This cracks me up.
July 27, 2004, a friend invited Guru Raj to create a Google e-mail account. A recent graduate of the University of Virginia, Raj, then twenty-one, was watching the Democratic National Convention on a television in his parents’ basement, in Norcross, Georgia. The beta version of Gmail—available by invitation only—was less than four months old at the time, and largely unproved, but Raj’s U.V.A. e-mail account was set to expire in a few weeks, so he decided to give Gmail a try.
At first, Raj tried to create an address using his own name, but, remarkably, both gururaj@gmail.com and rajguru@gmail.com were already taken. So he tried the name of the young senator from Illinois who was giving the Democratic keynote address on TV. To his surprise, it worked, and, moments later, barackobama@gmail.com was quietly born. “I’m not some cute little Indian boy who grew up in America with political aspirations,” Raj, the first in his family to be born an American citizen, said recently. “I just thought it would be kind of funny to create an e-mail address based on a random senator whose name no one could spell.”

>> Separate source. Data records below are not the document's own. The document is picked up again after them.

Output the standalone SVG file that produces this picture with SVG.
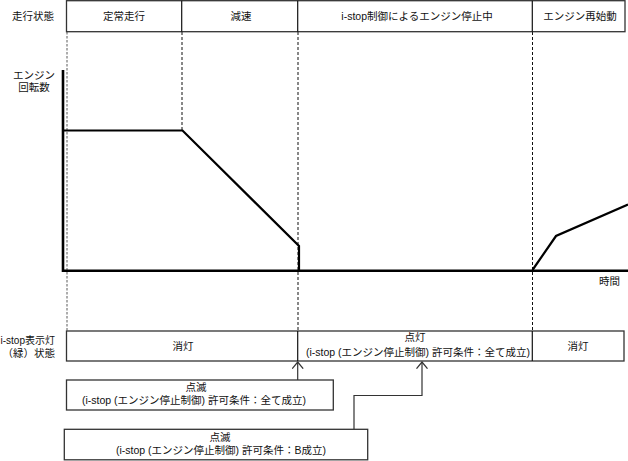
<svg xmlns="http://www.w3.org/2000/svg" width="628" height="461" viewBox="0 0 628 461">
<defs>
<style>
text{font-family:"Liberation Sans","Noto Sans CJK JP",sans-serif;font-size:10.5px;fill:#111}
.m{text-anchor:middle}
.e{text-anchor:end}
.box{fill:#fff;stroke:#333;stroke-width:1.3}
.div{stroke:#111;stroke-width:1.2}
.dash{stroke:#111;stroke-width:1;stroke-dasharray:3 2;fill:none}
.gdash{stroke:#999;stroke-width:1.6;stroke-dasharray:2.5 1.5;fill:none}
.axis{stroke:#000;stroke-width:2.6;fill:none}
.curve{stroke:#000;stroke-width:2.2;fill:none;stroke-linejoin:miter}
.conn{stroke:#333;stroke-width:1.2;fill:none}
</style>
<marker id="v" viewBox="0 0 8 12" refX="7.2" refY="6" markerWidth="8" markerHeight="12" markerUnits="userSpaceOnUse" orient="auto">
<path d="M0.5,0.5 L7.2,6 L0.5,11.5" fill="none" stroke="#333" stroke-width="1.2"/>
</marker>
</defs>
<rect width="628" height="461" fill="#fff"/>

<g id="labels">
<text class="m" x="33" y="20">走行状態</text>
<text class="m" x="34" y="79">エンジン</text>
<text class="m" x="34" y="91">回転数</text>
<text class="e" x="620" y="285">時間</text>
<text x="0.5" y="344" textLength="54.5" lengthAdjust="spacingAndGlyphs">i-stop表示灯</text>
<text class="e" x="55" y="357">（緑）状態</text>
</g>

<g id="guides">
<line class="gdash" x1="67" y1="32" x2="67" y2="331"/>
<line class="dash" x1="182" y1="32" x2="182" y2="130"/>
<line class="dash" x1="298" y1="32" x2="298" y2="331"/>
<line class="dash" x1="532.5" y1="32" x2="532.5" y2="331"/>
</g>

<g id="run-state">
<rect class="box" x="66.5" y="0.7" width="558.5" height="31"/>
<line class="div" x1="181.7" y1="0.7" x2="181.7" y2="31.7"/>
<line class="div" x1="297.7" y1="0.7" x2="297.7" y2="31.7"/>
<line class="div" x1="532.3" y1="0.7" x2="532.3" y2="31.7"/>
<text class="m" x="124" y="20">定常走行</text>
<text class="m" x="241" y="20">減速</text>
<text class="m" x="417" y="20">i-stop制御によるエンジン停止中</text>
<text class="m" x="580" y="20">エンジン再始動</text>
</g>

<g id="chart">
<polyline class="axis" points="63,70 63,270.7 628,270.7"/>
<polyline class="curve" points="63,130.5 182.5,130.5 299,246 299,270"/>
<polyline class="curve" points="532.5,270 556,236 628,204.5"/>
</g>

<g id="lamp-state">
<rect class="box" x="66.5" y="331" width="557.5" height="30"/>
<line class="div" x1="297.7" y1="331" x2="297.7" y2="361"/>
<line class="div" x1="532.3" y1="331" x2="532.3" y2="361"/>
<text class="m" x="183" y="350">消灯</text>
<text class="m" x="415" y="341">点灯</text>
<text class="m" x="418" y="356">(i-stop (エンジン停止制御) 許可条件：全て成立)</text>
<text class="m" x="578" y="350">消灯</text>
</g>

<g id="blink-all">
<rect class="box" x="66.5" y="380" width="266.8" height="30"/>
<text class="m" x="196" y="391">点滅</text>
<text class="m" x="194" y="404">(i-stop (エンジン停止制御) 許可条件：全て成立)</text>
</g>

<g id="blink-b">
<rect class="box" x="64.3" y="429.3" width="303.4" height="30.5"/>
<text class="m" x="220" y="441">点滅</text>
<text class="m" x="221" y="454">(i-stop (エンジン停止制御) 許可条件：B成立)</text>
</g>

<g id="connectors">
<polyline class="conn" points="297.7,380 297.7,362" marker-end="url(#v)"/>
<polyline class="conn" points="354,429.3 354,395.5 422,395.5 422,362" marker-end="url(#v)"/>
</g>
</svg>
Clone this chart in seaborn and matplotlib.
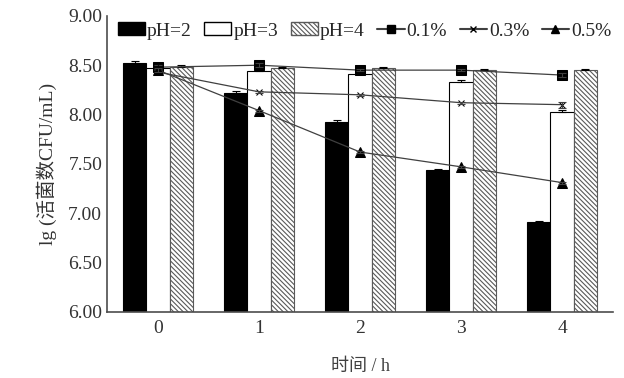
import matplotlib
matplotlib.use('Agg')
import matplotlib.pyplot as plt
import seaborn as sns
import pandas as pd
from matplotlib.patches import Patch
from matplotlib.lines import Line2D

# ---- data ----
times = [0, 1, 2, 3, 4]
tick_labels = ['0', '1', '2', '3', '4']
ph_levels = ['pH=2', 'pH=3', 'pH=4']
ph2 = [8.52, 8.22, 7.92, 7.44, 6.91]
ph3 = [8.47, 8.44, 8.41, 8.33, 8.03]
ph4 = [8.48, 8.47, 8.47, 8.45, 8.45]
ph2_err = [0.02, 0.02, 0.02, 0.01, 0.01]
ph3_err = [0.02, 0.02, 0.02, 0.02, 0.02]
ph4_err = [0.02, 0.01, 0.01, 0.01, 0.01]
conc_levels = ['0.1%', '0.3%', '0.5%']
c01 = [8.48, 8.50, 8.45, 8.45, 8.40]
c03 = [8.43, 8.23, 8.20, 8.12, 8.10]
c05 = [8.45, 8.04, 7.62, 7.47, 7.31]
c01_err = [0.02, 0.02, 0.01, 0.01, 0.02]
c03_err = [0.02, 0.01, 0.01, 0.01, 0.03]
c05_err = [0.02, 0.01, 0.01, 0.01, 0.01]
yticks = [6.0, 6.5, 7.0, 7.5, 8.0, 8.5, 9.0]

sns.set_style('white')
plt.rcParams['font.family'] = ['Liberation Serif', 'Noto Sans CJK SC']
plt.rcParams['hatch.linewidth'] = 0.8
plt.rcParams['hatch.color'] = '0.35'

HATCH = '\\' * 7

fig = plt.figure(figsize=(6.24, 3.78), dpi=100)
ax = fig.add_axes([0.1715, 0.175, 0.811, 0.783])

df = pd.DataFrame({
    'time': times * 3,
    'pH': [ph_levels[0]] * 5 + [ph_levels[1]] * 5 + [ph_levels[2]] * 5,
    'value': ph2 + ph3 + ph4,
})
sns.barplot(data=df, x='time', y='value', hue='pH', hue_order=ph_levels,
            palette=['black', 'white', 'white'], width=0.69,
            edgecolor='black', linewidth=0.8, legend=False, ax=ax, zorder=2)

errs = [ph2_err, ph3_err, ph4_err]
vals = [ph2, ph3, ph4]
bar_conts = list(ax.containers)
for i, cont in enumerate(bar_conts):
    for j, bar in enumerate(cont):
        if i == 2:
            bar.set_hatch(HATCH)
            bar.set_edgecolor('0.35')
        xc = bar.get_x() + bar.get_width() / 2
        ax.errorbar(xc, vals[i][j], yerr=[[0], [errs[i][j]]], color='black',
                    lw=0.8, capsize=3, capthick=0.8, zorder=3)

markers = ['s', 'x', '^']
msizes = [6.5, 5, 6.5]
for vals_c, err_c, m, ms in zip([c01, c03, c05], [c01_err, c03_err, c05_err], markers, msizes):
    sns.lineplot(x=times, y=vals_c, marker=m, markersize=ms, color='0.25',
                 markerfacecolor='black', markeredgecolor='black', linewidth=0.9,
                 ax=ax, zorder=4)
    ax.errorbar(times, vals_c, yerr=err_c, fmt='none', ecolor='0.25', lw=0.8,
                capsize=3, capthick=0.8, zorder=4)

ax.set_xlim(-0.505, 4.505)
ax.set_ylim(6.0, 9.0)
ax.set_yticks(yticks)
ax.set_yticklabels([f'{v:.2f}' for v in yticks])
ax.set_xticks(times)
ax.set_xticklabels(tick_labels)
ax.tick_params(axis='y', direction='in', length=5, width=1, labelsize=14, colors='0.25', labelcolor='0.2')
ax.tick_params(axis='x', length=0, labelsize=14, labelcolor='0.2', pad=6)
for s in ['top', 'right']:
    ax.spines[s].set_visible(False)
for s in ['left', 'bottom']:
    ax.spines[s].set_color('0.3')
    ax.spines[s].set_linewidth(1.2)

ax.set_xlabel('时间 / h', fontsize=13, color='0.25', labelpad=15)
ax.set_ylabel('lg (活菌数CFU/mL)', fontsize=14, color='0.2', labelpad=8)

handles = [
    Patch(facecolor='black', edgecolor='black', label=ph_levels[0]),
    Patch(facecolor='white', edgecolor='black', label=ph_levels[1]),
    Patch(facecolor='white', edgecolor='0.35', hatch=HATCH, label=ph_levels[2]),
    Line2D([], [], color='0.25', marker='s', markersize=6, mfc='black', mec='black', label=conc_levels[0]),
    Line2D([], [], color='0.25', marker='x', markersize=5, mfc='black', mec='black', label=conc_levels[1]),
    Line2D([], [], color='0.25', marker='^', markersize=6, mfc='black', mec='black', label=conc_levels[2]),
]
fig.legend(handles=handles, loc='center', bbox_to_anchor=(0.584, 0.918), ncol=6,
           frameon=False, fontsize=14, handlelength=1.4, handleheight=0.6,
           handletextpad=0.1, columnspacing=0.65, borderaxespad=0)
for t in fig.legends[0].get_texts():
    t.set_color('0.15')

fig.savefig('out.png', dpi=100)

Over the next four years, as Gmail became the third most popular Webmail provider in the U.S. and Obama became a serious contender for the next President of the United States, Raj used the account for his personal e-mail. In the fall of 2006, he received, for the first time, a message intended for the Senator. By February, 2007, when Obama formally announced his candidacy, Raj was daily receiving dozens of misdirected notes from all over the world.
[Click to read more of Squatters: Obama’s In-box: The Talk of the Town: The New Yorker]
I’ll bet a lot of crazy stuff gets sent to that email address.